CLICK Magazine , November 1943. Cover detail featuring, "I Guard Nazi Prisoners" by Pfc. Norm Saunders


This is a cropped view of the upper half of the cover of CLICK Magazine from November 1943 issue, almost two years into the war. CLICK was a photo-pictorial magazine of contemporary events, similar in size and content to LIFE magazine. The featured article, "I Guard Nazi Prisoners", appeared on page 16, and was written and illustrated by Norman Saunders, then a Pfc. (Private First Class) in the U. S. Army MPs (Military Police).


"I Guard Nazi Prisoners"

by Pfc. Norm Saunders

This account of life aboard a U. S. train carrying Nazi prisoners to internment camps is an authentic bit of after-the-battle reporting by an Army MP who was a civilian artist. That his eye missed no telling detail is evident from both his first-person story below and his on-the-spot pencil sketches on these pages. - EDITOR

Artist Norm Saunders juggles sketch-pad and tommy-gun

Until I was assigned as an Interior Guard on a Prisoner of War train, the only German soldiers I had seen were in newsreels and training films.

The thousands I have seen since then look and act much as the first 50 did. They are shorter than American soldiers by half a head or more, and they are younger - their ages vary from 15 to 40, but the majority appear to be 18 or 19.

 

Once in the U.S., Axis prisoners are herded into trains bound for camps in interior.

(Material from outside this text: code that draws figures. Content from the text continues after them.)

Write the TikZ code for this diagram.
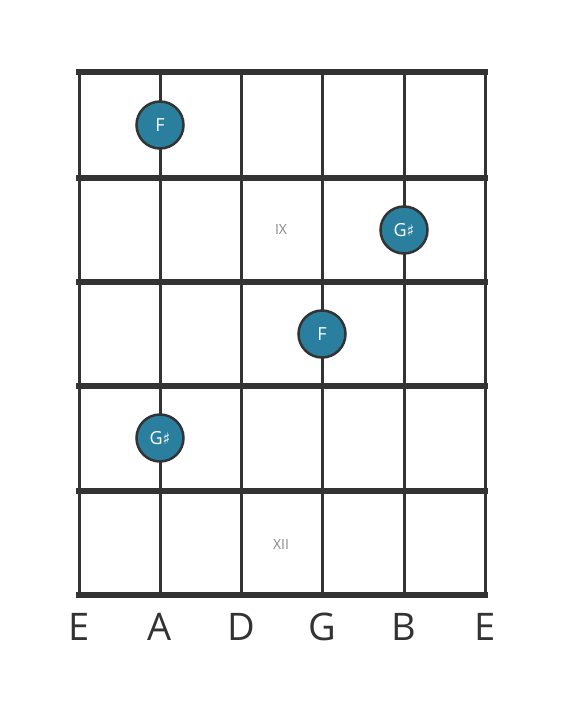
\documentclass[tikz,border=0pt]{standalone}
\usepackage{fontspec}
\setmainfont{Open Sans}
\newfontfamily\symfont{DejaVu Sans}
\definecolor{ink}{HTML}{333333}
\definecolor{dotc}{HTML}{2A7F9E}
\definecolor{roman}{HTML}{888888}
\tikzset{
  string/.style={draw=ink,line width=3bp},
  fret/.style={draw=ink,line width=5.5bp},
  notedot/.style={circle,fill=dotc,draw=ink,line width=2.5bp,minimum size=47bp,inner sep=0pt,text=white,font=\fontsize{18bp}{20bp}\selectfont},
  romanlbl/.style={text=roman,font=\fontsize{14bp}{16bp}\selectfont},
  strlbl/.style={text=ink,font=\fontsize{38bp}{40bp}\selectfont,anchor=base},
}
\newcommand{\shp}{{\symfont\fontsize{16bp}{18bp}\selectfont ♯}}
\begin{document}
\begin{tikzpicture}[x=1bp,y=-1bp]
\useasboundingbox (0,0) rectangle (566,711);
% string coordinates
\foreach \i/\x in {1/79,2/160,3/241,4/322,5/404,6/485}{
  \coordinate (s\i t) at (\x,72);
  \coordinate (s\i b) at (\x,595);
}
\foreach \i in {1,...,6}{ \draw[string] (s\i t) -- (s\i b); }
\foreach \j/\y in {0/72,1/178,2/282,3/386,4/491,5/595}{
  \coordinate (f\j l) at (79,\y);
  \coordinate (f\j r) at (485,\y);
}
\foreach \j in {0,...,5}{ \draw[fret,line cap=rect] (f\j l) -- (f\j r); }
\node[romanlbl] (ix) at (281,230) {IX};
\node[romanlbl] (xii) at (281,544) {XII};
\node[notedot] (n1) at (160,125) {F};
\node[notedot] (n2) at (404,230) {G\shp};
\node[notedot] (n3) at (322,334) {F};
\node[notedot] (n4) at (160,438) {G\shp};
\foreach \i/\x/\l in {1/79/E,2/160/A,3/241/D,4/322/G,5/404/B,6/485/E}{
  \node[strlbl] (l\i) at (\x,640) {\l};
}
\end{tikzpicture}
\end{document}
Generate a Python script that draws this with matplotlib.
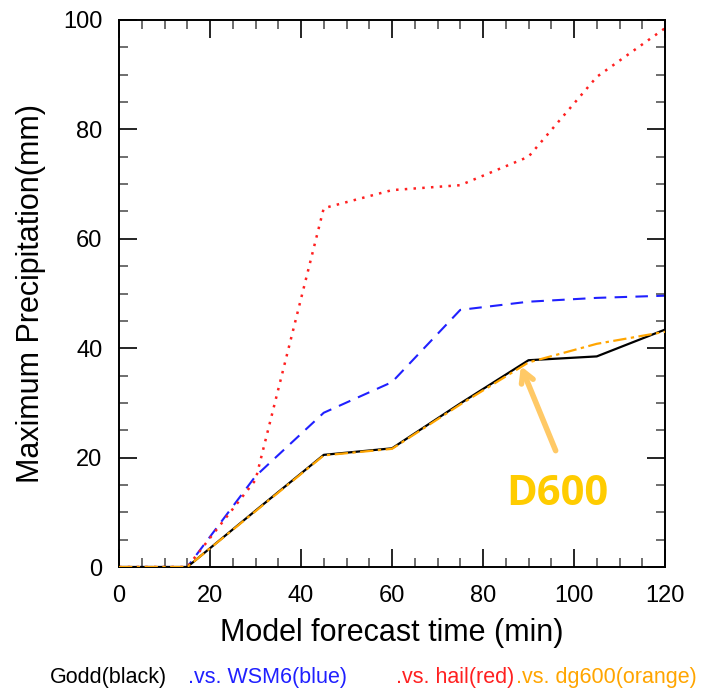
import matplotlib.pyplot as plt
from matplotlib.ticker import MultipleLocator

plt.rcParams['font.family'] = ['Liberation Sans', 'DejaVu Sans']

# forecast time (min) and max precipitation (mm) per scheme
time = [0, 15, 30, 45, 60, 75, 90, 105, 120]
godd = [0, 0, 10.3, 20.5, 21.7, 29.9, 37.8, 38.5, 43.4]
wsm6 = [0, 0, 16.6, 28.2, 33.8, 47.0, 48.5, 49.2, 49.6]
hail = [0, 0, 15.9, 65.6, 68.9, 69.8, 75.0, 89.6, 98.5]
dg600 = [0, 0, 10.2, 20.4, 21.6, 29.7, 37.4, 40.8, 43.0]

fig = plt.figure(figsize=(7.06, 6.89), dpi=100)
ax = fig.add_axes([119/706, 1-567/689, 546/706, 547/689])

ax.plot(time, godd, color='black', lw=1.6, ls='-', zorder=3)
ax.plot(time, wsm6, color='#2020ff', lw=1.5, ls=(0, (6, 4)), zorder=2)
ax.plot(time, hail, color='#ff2020', lw=1.8, ls=(0, (1, 2.5)), zorder=2)
ax.plot(time, dg600, color='orange', lw=1.6, ls=(0, (6, 2, 1.5, 2)), zorder=4)

ax.set_xlim(0, 120)
ax.set_ylim(0, 100)
ax.xaxis.set_major_locator(MultipleLocator(20))
ax.xaxis.set_minor_locator(MultipleLocator(5))
ax.yaxis.set_major_locator(MultipleLocator(20))
ax.yaxis.set_minor_locator(MultipleLocator(5))
ax.tick_params(which='both', direction='in', top=True, right=True, width=1.2)
ax.tick_params(which='major', length=13, labelsize=17)
ax.tick_params(which='minor', length=6.5, color='#555555')
ax.tick_params(axis='x', which='major', pad=13)
ax.tick_params(axis='y', which='major', pad=12)
for s in ax.spines.values():
    s.set_linewidth(1.4)

ax.set_xlabel('Model forecast time (min)', fontsize=22, labelpad=8)
ax.set_ylabel('Maximum Precipitation(mm)', fontsize=22, labelpad=12)

# annotation arrow and label
ax.annotate('', xy=(88.1, 37.2), xytext=(96.2, 20.8),
            arrowprops=dict(arrowstyle='->,head_length=0.8,head_width=0.45',
                            color='#ffc966', lw=4))
ax.text(96.3, 13.3, 'D600', color='#ffcc00', fontsize=30, fontweight='bold',
        ha='center', va='center', family=['Open Sans', 'DejaVu Sans'])

# bottom title pieces
fy = 1 - 677/689
fig.text(50/706, fy, 'Godd(black)', color='black', fontsize=15.5, va='center')
fig.text(188/706, fy, '.vs. WSM6(blue)', color='#2020ff', fontsize=15.5, va='center')
fig.text(396/706, fy, '.vs. hail(red)', color='#ff2020', fontsize=15.5, va='center')
fig.text(516/706, fy, '.vs. dg600(orange)', color='orange', fontsize=15.5, va='center')

fig.savefig('out.png', dpi=100)
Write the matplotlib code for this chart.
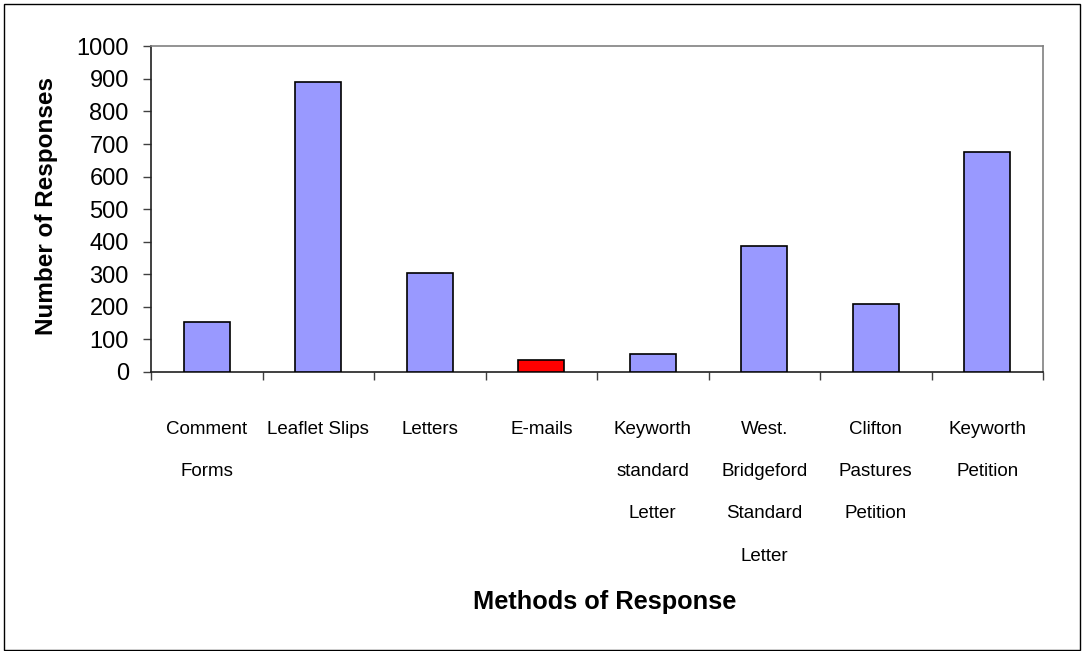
import matplotlib
matplotlib.use("Agg")
import matplotlib.pyplot as plt
from matplotlib.patches import Rectangle

categories = [
    "Comment\nForms",
    "Leaflet Slips",
    "Letters",
    "E-mails",
    "Keyworth\nstandard\nLetter",
    "West.\nBridgeford\nStandard\nLetter",
    "Clifton\nPastures\nPetition",
    "Keyworth\nPetition",
]
responses = [152, 890, 305, 36, 54, 386, 208, 674]
bar_colors = ["#9999FF", "#9999FF", "#9999FF", "#FF0000",
              "#9999FF", "#9999FF", "#9999FF", "#9999FF"]
y_ticks = [0, 100, 200, 300, 400, 500, 600, 700, 800, 900, 1000]

plt.rcParams["font.family"] = ["Liberation Sans", "DejaVu Sans"]

W, H = 1085, 651
fig = plt.figure(figsize=(W / 100, H / 100), dpi=100)

# outer chart frame
fig.patches.append(Rectangle((4 / W, 1 - 650 / H), (1080 - 4) / W, (650 - 4) / H,
                             transform=fig.transFigure, fill=False,
                             edgecolor="black", linewidth=1.0))

left, right, top, bottom = 151, 1043, 46.3, 372
ax = fig.add_axes([left / W, 1 - bottom / H, (right - left) / W, (bottom - top) / H])

x = list(range(len(categories)))
ax.bar(x, responses, width=0.41, color=bar_colors, edgecolor="black",
       linewidth=1.2, zorder=3)

ax.set_xlim(-0.5, len(categories) - 0.5)
ax.set_ylim(0, 1000)
ax.set_yticks(y_ticks)
ax.set_yticklabels([str(v) for v in y_ticks], fontsize=17)
ax.tick_params(axis="y", direction="out", length=6, width=1.0, color="#404040", pad=10)

# category boundaries carry the x ticks; labels sit at the bar centres
ax.set_xticks([i - 0.5 for i in range(len(categories) + 1)])
ax.set_xticklabels([])
ax.tick_params(axis="x", which="major", direction="out", length=6, width=1.0, color="#404040")
ax.set_xticks(x, minor=True)
ax.set_xticklabels(categories, minor=True, fontsize=13.5, linespacing=2.95, va="top")
ax.tick_params(axis="x", which="minor", length=0, pad=35)

for side in ("top", "right"):
    ax.spines[side].set_color("#808080")
    ax.spines[side].set_linewidth(1.2)
for side in ("left", "bottom"):
    ax.spines[side].set_color("#202020")
    ax.spines[side].set_linewidth(1.2)

ax.set_ylabel("Number of Responses", fontsize=17.5, fontweight="bold")
ax.yaxis.set_label_coords(-(151 - 58) / (right - left), 0.51)
fig.text(605 / W, 1 - 602 / H, "Methods of Response",
         fontsize=18.3, fontweight="bold", ha="center", va="center")

fig.savefig("out.png", dpi=100)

Uniforms are a motley of their own and allied armies'.

 

After being herded into a coach and placed three in a double seat, the first thing they look for is the water cooler. After Africa, they have little faith in any water supply.

And hungry! They're the hungriest lot I ever saw. At meal time, we bring bread. then potatoes, then meat, and next a salad or vegetables, with coffee last. Sauerkraut and frankfurters are a real treat to them, and ice cream just tops everything. They simply can't believe ice cream.

 

 

Nazi captives en route eat as if starved, They're crazy for ice cream. Each coach carries 50 prisoners. Only one may move about at a time.

 

Picnic plates and utensils amaze them, and they say "America must be kaput" - nothing left but paper plates. When we throw the dishes away, they are flabbergasted by our extravagance! After washing and shaving, they'll dry themselves with a dirty old towel day after day, rolling it up and restoring it to their packs. They never use the paper towels furnished them until we show them how.

Their craving for candy and chewing gum is as great as for cigarettes. They are allowed to smoke for 30 minutes after each meal. The miserliness with which they save butts speaks for the quality and quantity they are used to.